René: „nur ganz knapp mit 384.400 km Abstand“
Unglaublich, wie das hier verharmlost wird! Dieser mysteriöse Himmelskörper kommt immer näher und ist momentan schon weniger als 350000 km von der Erdoberfläche entfernt! Deshalb gehe ich jetzt unverzüglich für 14 Tage in häusliche Quadratur. 😉
Ich möchte mich als eine von denen outen der derartige Schlagzeilen -bei allem Verstand- hier und da etwas Angst machen. (nicht jeder verfügt über eine stabile Psyche!) Umso besser dass es hier einen Ort gibt zu dem ich kommen kann und an dem ich mit wissenschaftlichen Fakten versorgt werde. Danke dafür!
Schließe mich Danni an, danke.
Wat?
#5 „Dani
Langenzenn
5. April 2020
Ich möchte mich als eine… “
#6 „Dani2
Langenzmann
17. April 2020
Schließe mich Danni an, danke.“
Ich hab Schizophrenie, keine Leidenschaft ist wie die…
Auf die Erde zurasende Asteroiden sind ja das regelmäßig wiederkehrende Thema in der Reihe „Schlechte Schlagzeilen“.
Aber auch mit dem Zeugs, das wirklich schon hier unten angekommen ist, haben die Medien so ihre Probleme – bis hin zu Welt, FAZ und sogar der Tagesschau:
Deren Schlagzeilen nach ist jetzt angeblich der größte Meteorit Deutschlands in Blaubeuren identifiziert worden (nachdem er 31 Jahre lang inkognito in einem Garten verweilte).

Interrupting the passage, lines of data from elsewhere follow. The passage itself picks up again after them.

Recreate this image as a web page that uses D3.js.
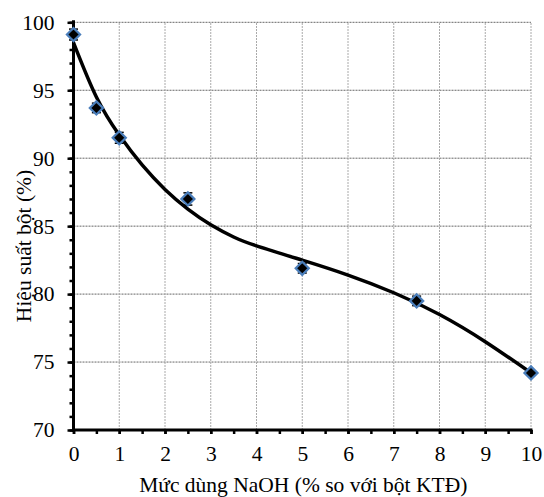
<!DOCTYPE html>
<html>
<head>
<meta charset="utf-8">
<script src="https://cdn.jsdelivr.net/npm/d3@7"></script>
<style>
  body { margin: 0; background: #fff; }
  text { font-family: "Liberation Serif", "Times New Roman", serif; fill: #000; }
</style>
</head>
<body>
<div id="chart"></div>
<script>
// measured points
var doses = [0, 0.5, 1, 2.5, 5, 7.5, 10];
var yields = [99.1, 93.7, 91.5, 87.0, 81.9, 79.5, 74.2];
var errors = [0.4, 0.35, 0.4, 0.45, 0.35, 0.35, 0.15];

// trendline
var trendX = [0, 0.5, 1, 1.5, 2, 2.5, 3, 3.5, 4, 5, 6, 7, 8, 9, 10];
var trendY = [98.5, 94.5, 91.7, 89.5, 87.7, 86.25, 85.1, 84.2, 83.55, 82.5, 81.4, 80.1, 78.5, 76.5, 74.2];

var xTicks = [0, 1, 2, 3, 4, 5, 6, 7, 8, 9, 10];
var yTicks = [70, 75, 80, 85, 90, 95, 100];

var xTitle = "Mức dùng NaOH (% so với bột KTĐ)";
var yTitle = "Hiệu suất bột (%)";

var width = 544, height = 497;
var margin = {left: 73.5, right: 13, top: 22.3, bottom: 67};
var fontSize = 21.5;

var svg = d3.select("#chart").append("svg")
    .attr("width", width)
    .attr("height", height);

var x = d3.scaleLinear().domain([0, 10]).range([margin.left, width - margin.right]);
var y = d3.scaleLinear().domain([70, 100]).range([height - margin.bottom, margin.top]);

// grid
var grid = svg.append("g").attr("class", "grid");
grid.selectAll("line.h")
    .data(yTicks.filter(function(d) { return d > 70; }))
  .enter().append("line")
    .attr("class", "h")
    .attr("x1", x(0)).attr("x2", x(10))
    .attr("y1", function(d) { return y(d); })
    .attr("y2", function(d) { return y(d); })
    .attr("stroke", "#666")
    .attr("stroke-width", 1)
    .attr("stroke-dasharray", "2,1");
grid.selectAll("line.v")
    .data(xTicks.filter(function(d) { return d > 0; }))
  .enter().append("line")
    .attr("class", "v")
    .attr("y1", y(70)).attr("y2", y(100))
    .attr("x1", function(d) { return x(d); })
    .attr("x2", function(d) { return x(d); })
    .attr("stroke", "#aaa")
    .attr("stroke-width", 1)
    .attr("stroke-dasharray", "2,1");

// trendline
var line = d3.line()
    .x(function(d, i) { return x(trendX[i]); })
    .y(function(d) { return y(d); })
    .curve(d3.curveNatural);
svg.append("path")
    .datum(trendY)
    .attr("d", line)
    .attr("fill", "none")
    .attr("stroke", "#000")
    .attr("stroke-width", 3.5);

// axes
var yAxis = d3.axisLeft(y).tickValues(yTicks).tickSize(6).tickPadding(13).tickFormat(d3.format("d"));
var yMinor = d3.axisLeft(y).tickValues(d3.range(70, 101, 1)).tickSize(4).tickFormat("");
var xAxis = d3.axisBottom(x).tickValues(xTicks).tickSize(4).tickPadding(12).tickFormat(d3.format("d"));
var xMinor = d3.axisBottom(x).tickValues(d3.range(0, 10.01, 0.5)).tickSize(4).tickFormat("");

function styleAxis(g) {
  g.attr("font-size", null).attr("font-family", null);
  g.select(".domain").remove();
  g.selectAll(".tick line").attr("stroke", "#000").attr("stroke-width", 2.5);
  g.selectAll(".tick text").attr("font-size", fontSize);
}

svg.append("g").attr("transform", "translate(" + margin.left + ",0)").call(yMinor).call(styleAxis);
svg.append("g").attr("transform", "translate(" + margin.left + ",0)").call(yAxis).call(styleAxis);
svg.append("g").attr("transform", "translate(0," + y(70) + ")").call(xMinor).call(styleAxis);
svg.append("g").attr("transform", "translate(0," + y(70) + ")").call(xAxis).call(styleAxis);

svg.append("line")
    .attr("x1", x(0)).attr("x2", x(0))
    .attr("y1", y(100) - 2).attr("y2", y(70) + 1.5)
    .attr("stroke", "#000").attr("stroke-width", 3);
svg.append("line")
    .attr("x1", x(0) - 1.5).attr("x2", x(10) + 1.5)
    .attr("y1", y(70)).attr("y2", y(70))
    .attr("stroke", "#000").attr("stroke-width", 3);

// error bars
var pts = svg.append("g").attr("class", "points");
doses.forEach(function(d, i) {
  var cx = x(d), lo = y(yields[i] - errors[i]), hi = y(yields[i] + errors[i]);
  pts.append("line").attr("x1", cx).attr("x2", cx).attr("y1", lo).attr("y2", hi)
      .attr("stroke", "#000").attr("stroke-width", 1.2);
  [lo, hi].forEach(function(v) {
    pts.append("line").attr("x1", cx - 4.5).attr("x2", cx + 4.5).attr("y1", v).attr("y2", v)
        .attr("stroke", "#000").attr("stroke-width", 1.5);
  });
});

// markers
var diamond = d3.symbol().type(d3.symbolDiamond2).size(110);
pts.selectAll("path.m")
    .data(doses)
  .enter().append("path")
    .attr("class", "m")
    .attr("d", diamond)
    .attr("transform", function(d, i) { return "translate(" + x(d) + "," + y(yields[i]) + ")"; })
    .attr("fill", "#000")
    .attr("stroke", "#4a7ebb")
    .attr("stroke-width", 2.2);

// titles
svg.append("text")
    .attr("x", (x(0) + x(10)) / 2 + 1)
    .attr("y", 492)
    .attr("text-anchor", "middle")
    .attr("font-size", fontSize)
    .text(xTitle);
svg.append("text")
    .attr("transform", "translate(31,246) rotate(-90)")
    .attr("text-anchor", "middle")
    .attr("font-size", fontSize)
    .text(yTitle);
</script>
</body>
</html>
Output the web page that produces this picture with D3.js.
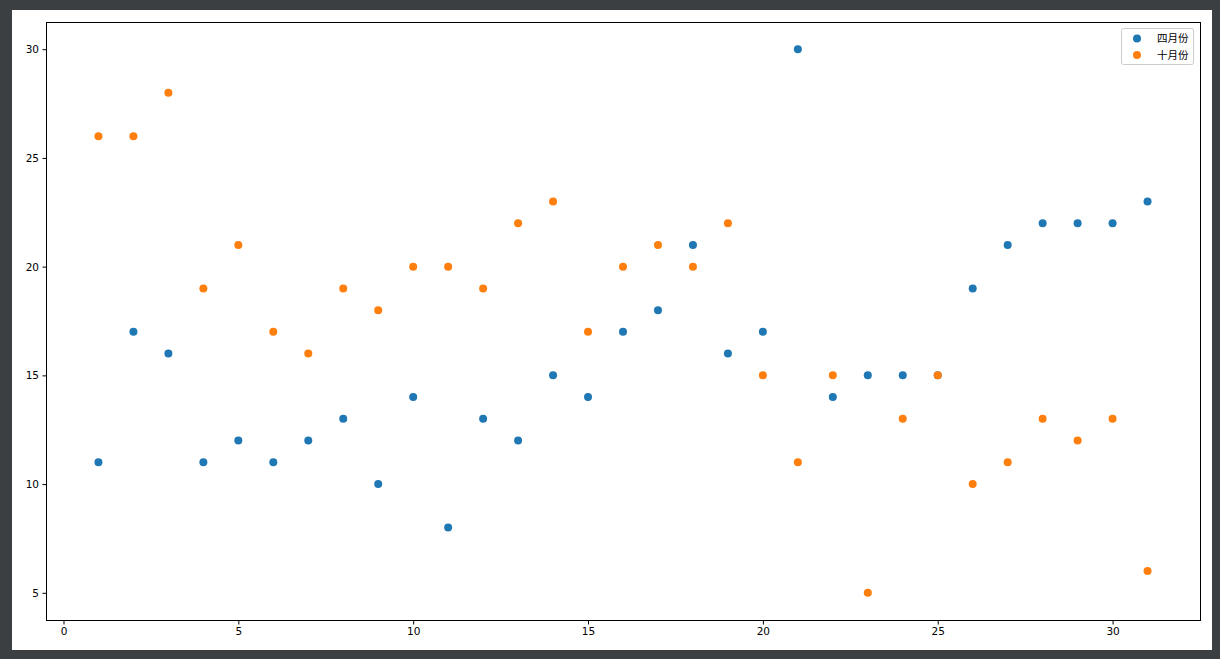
<!DOCTYPE html>
<html><head><meta charset="utf-8">
<script src="https://cdn.jsdelivr.net/npm/d3@7"></script>
<style>
html,body{margin:0;padding:0;background:#3c3f41;}
svg{display:block;}
</style></head>
<body>
<svg id="chart" width="1220" height="659"></svg>
<script>
const days = d3.range(1, 32);
const april = [11,17,16,11,12,11,12,13,10,14,8,13,12,15,14,17,18,21,16,17,30,14,15,15,15,19,21,22,22,22,23];
const october = [26,26,28,19,21,17,16,19,18,20,20,19,22,23,17,20,21,20,22,15,11,15,5,13,15,10,11,13,12,13,6];
const seriesNames = ["四月份", "十月份"];
const colors = ["#1f77b4", "#ff7f0e"];
const xTicks = [0,5,10,15,20,25,30];
const yTicks = [5,10,15,20,25,30];

const svg = d3.select("#chart");
svg.append("rect").attr("x",12).attr("y",10).attr("width",1200).attr("height",640).attr("fill","#fff");

const L=46, T=22, R=1200, B=620;
const x = d3.scaleLinear().domain([-0.5, 32.5]).range([L, R]);
const y = d3.scaleLinear().domain([3.75, 31.25]).range([B, T]);

const font = "'DejaVu Sans', sans-serif";
const xa = svg.append("g").attr("transform",`translate(0,${B+0.5})`)
  .call(d3.axisBottom(x).tickValues(xTicks).tickSize(4).tickPadding(3.5).tickFormat(d3.format("d")));
const ya = svg.append("g").attr("transform",`translate(${L+0.5},0)`)
  .call(d3.axisLeft(y).tickValues(yTicks).tickSize(4).tickPadding(3.5).tickFormat(d3.format("d")));
[xa,ya].forEach(a=>{
  a.select(".domain").remove();
  a.selectAll("line").attr("stroke","#000").attr("stroke-width",1);
  a.selectAll("text").attr("font-family",font).attr("font-size",10.5).attr("fill","#000");
});

const series = [april, october];
series.forEach((vals,i)=>{
  svg.append("g").selectAll("circle").data(days).join("circle")
    .attr("cx",d=>x(d)).attr("cy",(d,j)=>y(vals[j])).attr("r",4).attr("fill",colors[i]);
});

svg.append("rect").attr("x",L+0.5).attr("y",T+0.5).attr("width",R-L).attr("height",B-T)
  .attr("fill","none").attr("stroke","#000").attr("stroke-width",1);

// legend
const lg = svg.append("g");
lg.append("rect").attr("x",1121.5).attr("y",28.5).attr("width",72).attr("height",36).attr("rx",2)
  .attr("fill","#fff").attr("fill-opacity",0.8).attr("stroke","#ccc").attr("stroke-width",1);
seriesNames.forEach((n,i)=>{
  lg.append("circle").attr("cx",1137).attr("cy",38.5+i*16.5).attr("r",4).attr("fill",colors[i]);
  lg.append("text").attr("x",1157).attr("y",42+i*16.5).attr("font-family","'Noto Sans CJK SC', sans-serif")
    .attr("font-size",10.5).attr("fill","#000").text(n);
});
</script>
</body></html>
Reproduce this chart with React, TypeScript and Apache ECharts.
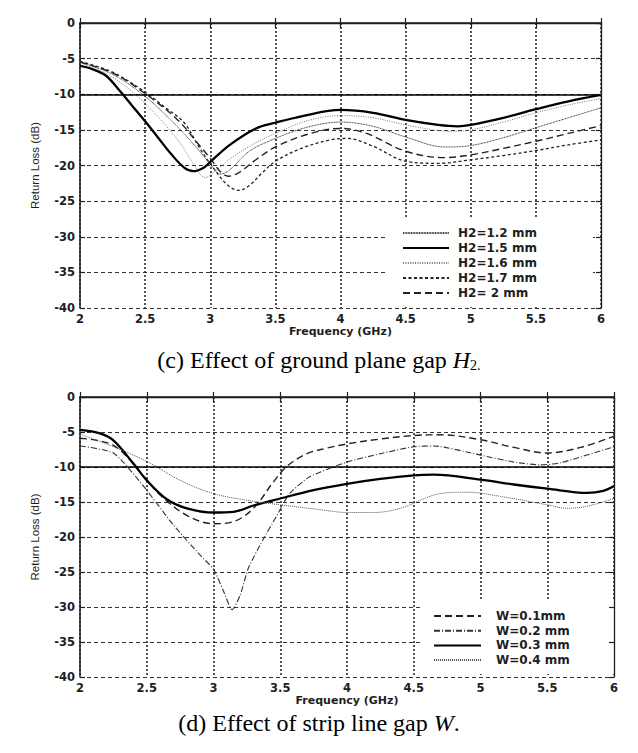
import React, { useEffect, useRef } from "react";
import * as echarts from "echarts";

// Frequency axis (GHz) and return-loss axis (dB) ranges
const FREQ_MIN = 2;
const FREQ_MAX = 6;
const FREQ_STEP = 0.5;
const RL_MIN = -40;
const RL_MAX = 0;
const RL_STEP = 5;
const RL_REFERENCE = -10;

// (c) ground plane gap H2 sweep: [frequency GHz, return loss dB]
const h2Names = ["H2=1.2 mm", "H2=1.5 mm", "H2=1.6 mm", "H2=1.7 mm", "H2= 2 mm"];

const h2_12 = [
  [2, -5.5], [2.25, -7.2], [2.5, -10.3], [2.75, -14.6], [2.9, -17.6], [3.0, -19.8],
  [3.08, -21.2], [3.15, -20.6], [3.3, -18.0], [3.5, -16.2], [3.75, -14.6], [4.0, -13.9],
  [4.25, -14.5], [4.5, -16.0], [4.8, -17.4], [5.0, -17.2], [5.25, -16.1], [5.5, -14.7],
  [5.75, -13.3], [6.0, -11.9],
];
const h2_15 = [
  [2, -6.0], [2.1, -6.5], [2.2, -7.4], [2.3, -9.4], [2.4, -11.6], [2.5, -13.8],
  [2.6, -16.1], [2.7, -18.4], [2.8, -20.3], [2.87, -20.8], [2.95, -20.3], [3.0, -19.5],
  [3.15, -17.1], [3.35, -14.8], [3.5, -14.0], [3.7, -13.1], [4.0, -12.2], [4.25, -12.6],
  [4.5, -13.6], [4.75, -14.3], [4.9, -14.5], [5.0, -14.3], [5.25, -13.3], [5.5, -12.1],
  [5.75, -11.0], [6.0, -10.1],
];
const h2_16 = [
  [2, -5.6], [2.25, -7.6], [2.5, -11.3], [2.75, -16.4], [2.88, -20.0], [2.96, -21.7],
  [3.05, -20.6], [3.15, -19.1], [3.3, -17.3], [3.5, -15.5], [3.75, -13.7], [4.0, -13.0],
  [4.25, -13.3], [4.5, -14.3], [4.85, -15.2], [5.0, -15.0], [5.25, -13.9], [5.5, -12.6],
  [5.75, -11.5], [6.0, -10.6],
];
const h2_17 = [
  [2, -5.4], [2.25, -6.9], [2.5, -9.7], [2.65, -11.8], [2.8, -14.0], [2.92, -17.6],
  [3.01, -20.0], [3.13, -22.7], [3.22, -23.5], [3.3, -22.8], [3.4, -21.0], [3.5, -19.4],
  [3.7, -17.6], [3.92, -16.4], [4.05, -16.2], [4.25, -17.3], [4.5, -19.4], [4.75, -19.7],
  [5.0, -19.2], [5.25, -18.6], [5.5, -17.9], [5.75, -17.1], [6.0, -16.4],
];
const h2_20 = [
  [2, -5.5], [2.25, -7.0], [2.5, -9.9], [2.75, -13.6], [2.9, -16.8], [3.0, -19.0],
  [3.08, -20.9], [3.14, -21.5], [3.22, -21.0], [3.35, -19.2], [3.5, -17.4], [3.75, -15.6],
  [4.0, -14.8], [4.2, -15.5], [4.5, -18.0], [4.8, -18.9], [5.0, -18.5], [5.25, -17.6],
  [5.5, -16.6], [5.75, -15.5], [6.0, -14.4],
];

// (d) strip line gap W sweep: [frequency GHz, return loss dB]
const wNames = ["W=0.1mm", "W=0.2 mm", "W=0.3 mm", "W=0.4 mm"];

const w_01 = [
  [2, -5.9], [2.25, -6.9], [2.45, -10.7], [2.6, -14.0], [2.8, -16.9], [3.0, -18.1],
  [3.15, -17.8], [3.3, -15.9], [3.45, -12.1], [3.55, -9.9], [3.7, -8.1], [3.85, -7.3],
  [4.0, -6.7], [4.25, -6.0], [4.5, -5.5], [4.7, -5.4], [5.0, -6.1], [5.25, -7.2],
  [5.5, -8.0], [5.75, -7.2], [6.0, -5.6],
];
const w_02 = [
  [2, -7.0], [2.25, -8.0], [2.47, -12.6], [2.7, -18.3], [2.9, -22.6], [3.0, -24.6],
  [3.07, -27.5], [3.14, -30.4], [3.2, -28.3], [3.26, -24.5], [3.37, -20.4], [3.47, -17.1],
  [3.57, -13.8], [3.72, -11.4], [4.0, -9.3], [4.25, -8.1], [4.5, -7.1], [4.65, -7.0],
  [5.0, -8.3], [5.25, -9.3], [5.45, -9.7], [5.6, -9.4], [6.0, -7.1],
];
const w_03 = [
  [2, -4.7], [2.15, -5.2], [2.25, -6.2], [2.4, -9.5], [2.5, -11.9], [2.65, -14.6],
  [2.8, -15.9], [3.0, -16.5], [3.15, -16.4], [3.3, -15.5], [3.5, -14.5], [3.75, -13.3],
  [4.0, -12.4], [4.25, -11.7], [4.5, -11.2], [4.65, -11.1], [5.0, -11.8], [5.25, -12.5],
  [5.5, -13.1], [5.8, -13.7], [5.92, -13.4], [6.0, -12.7],
];
const w_04 = [
  [2, -5.3], [2.25, -7.1], [2.5, -9.2], [2.75, -11.9], [3.0, -13.8], [3.3, -14.9],
  [3.5, -15.4], [3.8, -16.1], [4.0, -16.5], [4.2, -16.5], [4.4, -15.9], [4.7, -13.8],
  [4.9, -13.6], [5.15, -14.2], [5.5, -15.4], [5.65, -15.9], [5.8, -15.6], [6.0, -14.5],
];

const INK = "#1e1e1e";
const SANS = "DejaVu Sans";
const SERIF = "Liberation Serif";

const tickLabel = { fontFamily: SANS, fontWeight: "bold" as const, fontSize: 11.5, color: INK };

function xAxes(grid: number) {
  const base = { type: "value", gridIndex: grid, min: FREQ_MIN, max: FREQ_MAX, interval: FREQ_STEP };
  return [
    {
      ...base,
      position: "bottom",
      z: 10,
      axisLine: { show: true, lineStyle: { color: INK, width: 1.5 } },
      axisTick: { show: true, inside: true, length: 5, lineStyle: { color: INK, width: 1.2 } },
      axisLabel: { ...tickLabel, margin: 5 },
      splitLine: { show: false },
      name: "Frequency (GHz)",
      nameLocation: "middle",
      nameGap: 18,
      nameTextStyle: { fontFamily: SANS, fontWeight: "bold", fontSize: 11, color: INK },
    },
    {
      ...base,
      position: "top",
      z: 0,
      axisLine: { show: true, lineStyle: { color: INK, width: 1.3 } },
      axisTick: { show: true, inside: true, length: 5, lineStyle: { color: INK, width: 1.2 } },
      axisLabel: { show: false },
      splitLine: { show: true, lineStyle: { color: "#2a2a2a", width: 1.6, type: [2, 2] } },
    },
  ];
}

function yAxes(grid: number) {
  const base = { type: "value", gridIndex: grid, min: RL_MIN, max: RL_MAX, interval: RL_STEP };
  return [
    {
      ...base,
      position: "left",
      z: 0,
      axisLine: { show: true, lineStyle: { color: INK, width: 1.5 } },
      axisTick: { show: true, inside: true, length: 5, lineStyle: { color: INK, width: 1.2 } },
      axisLabel: { ...tickLabel, margin: 5 },
      splitLine: { show: true, lineStyle: { color: "#333", width: 1.2, type: [4, 3] } },
      name: "Return Loss (dB)",
      nameLocation: "middle",
      nameGap: 39,
      nameTextStyle: { fontFamily: "Liberation Sans", fontSize: 11.5, color: INK },
    },
    {
      ...base,
      position: "right",
      z: 10,
      axisLine: { show: true, lineStyle: { color: INK, width: 1.3 } },
      axisTick: { show: true, inside: true, length: 5, lineStyle: { color: INK, width: 1.2 } },
      axisLabel: { show: false },
      splitLine: { show: false },
    },
  ];
}

function curve(name: string, data: number[][], axis: number, lineStyle: object, extra: object = {}) {
  return {
    type: "line",
    name,
    data,
    xAxisIndex: axis,
    yAxisIndex: axis,
    smooth: 0.35,
    symbol: "none",
    lineStyle,
    itemStyle: { color: (lineStyle as any).color },
    ...extra,
  };
}

function refLine() {
  return {
    markLine: {
      silent: true,
      symbol: "none",
      label: { show: false },
      lineStyle: { color: "#000", width: 1.6, type: "solid" },
      data: [{ yAxis: RL_REFERENCE }],
    },
  };
}

const legendText = {
  fontFamily: SANS,
  fontWeight: "bold" as const,
  fontSize: 12,
  color: INK,
  lineHeight: 12,
};

// legend keys show only the line sample, no marker
const legendKey = { itemStyle: { opacity: 0, borderWidth: 0 } };

export default function App() {
  const ref = useRef<HTMLDivElement>(null);

  useEffect(() => {
    if (!ref.current) return;
    const chart = echarts.init(ref.current, undefined, { renderer: "svg" });

    const option = {
      animation: false,
      backgroundColor: "#fff",
      textStyle: { fontFamily: SANS },
      grid: [
        { left: 80, top: 23, width: 521, height: 285 },
        { left: 80, top: 397, width: 534, height: 280 },
      ],
      xAxis: [...xAxes(0), ...xAxes(1)],
      yAxis: [...yAxes(0), ...yAxes(1)],
      legend: [
        {
          data: h2Names,
          orient: "vertical",
          left: 388,
          top: 217,
          padding: [10, 56, 8, 14],
          backgroundColor: "#fff",
          z: 5,
          itemWidth: 46,
          itemHeight: 10,
          itemGap: 3,
          selectedMode: false,
          ...legendKey,
          textStyle: { ...legendText, padding: [0, 0, 0, 4] },
        },
        {
          data: wNames,
          orient: "vertical",
          left: 422,
          top: 600,
          padding: [10, 46, 8, 11],
          backgroundColor: "#fff",
          z: 5,
          itemWidth: 47,
          itemHeight: 10,
          itemGap: 2.7,
          selectedMode: false,
          ...legendKey,
          textStyle: { ...legendText, padding: [0, 0, 0, 10] },
        },
      ],
      series: [
        curve(h2Names[0], h2_12, 0, { color: "#3c3c3c", width: 1, type: [1, 0.6] }),
        curve(h2Names[1], h2_15, 0, { color: "#000", width: 2.3, type: "solid" }, refLine()),
        curve(h2Names[2], h2_16, 0, { color: "#777", width: 1, type: [1, 1.4] }),
        curve(h2Names[3], h2_17, 0, { color: "#222", width: 1.3, type: [3, 2.5] }),
        curve(h2Names[4], h2_20, 0, { color: "#222", width: 1.4, type: [7, 4] }),
        curve(wNames[0], w_01, 2, { color: "#222", width: 1.4, type: [7, 4] }, refLine()),
        curve(wNames[1], w_02, 2, { color: "#333", width: 1.1, type: [6, 2, 1, 2] }, { smooth: 0.2 }),
        curve(wNames[2], w_03, 2, { color: "#000", width: 2.3, type: "solid" }),
        curve(wNames[3], w_04, 2, { color: "#555", width: 1, type: [1, 1] }),
      ],
      graphic: [
        {
          type: "text",
          left: "center",
          top: 348,
          style: {
            text: "(c) Effect of ground plane gap {i|H}{s|2.}",
            fontFamily: SERIF,
            fontSize: 24,
            fill: "#000",
            rich: {
              i: { fontFamily: SERIF, fontSize: 24, fontStyle: "italic", fill: "#000" },
              s: { fontFamily: SERIF, fontSize: 14, fill: "#000", padding: [10, 0, 0, 0] },
            },
          },
        },
        {
          type: "text",
          left: "center",
          top: 711,
          style: {
            text: "(d) Effect of strip line gap {i|W}.",
            fontFamily: SERIF,
            fontSize: 24,
            fill: "#000",
            rich: {
              i: { fontFamily: SERIF, fontSize: 24, fontStyle: "italic", fill: "#000" },
            },
          },
        },
      ],
    };

    chart.setOption(option as any);
    return () => chart.dispose();
  }, []);

  return (
    <div
      ref={ref}
      style={{ position: "absolute", left: 0, top: 0, width: 638, height: 753, background: "#fff" }}
    />
  );
}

Wenigstens erfährt man beim weiteren Lesen, dass ein Kundiger vom DLR denselben als größten Steinmeteoriten Deutschlands bezeichnet hat. Auf die Idee, dass es auch Meteoriten aus anderen Materialien geben könnte, scheinen die Redakteure aber nicht gekommen zu sein.
So sind z.B. laut Wikipedia einige in D gefundene Eisenmeteorite doppelt bis dreifach so schwer wie das Blaubeurener Exemplar mit seinen knapp 31 kg Gewicht; ganz ganz zu schweigen von einem um 1805 bei Bitburg gefundenen Eisenmeteoriten, der ganze 1,5 Tonnen wog. (Der wurde damals leider zum größten Teil eingeschmolzen, und heute gibt es nur noch einige Fragmente davon im Urzustand).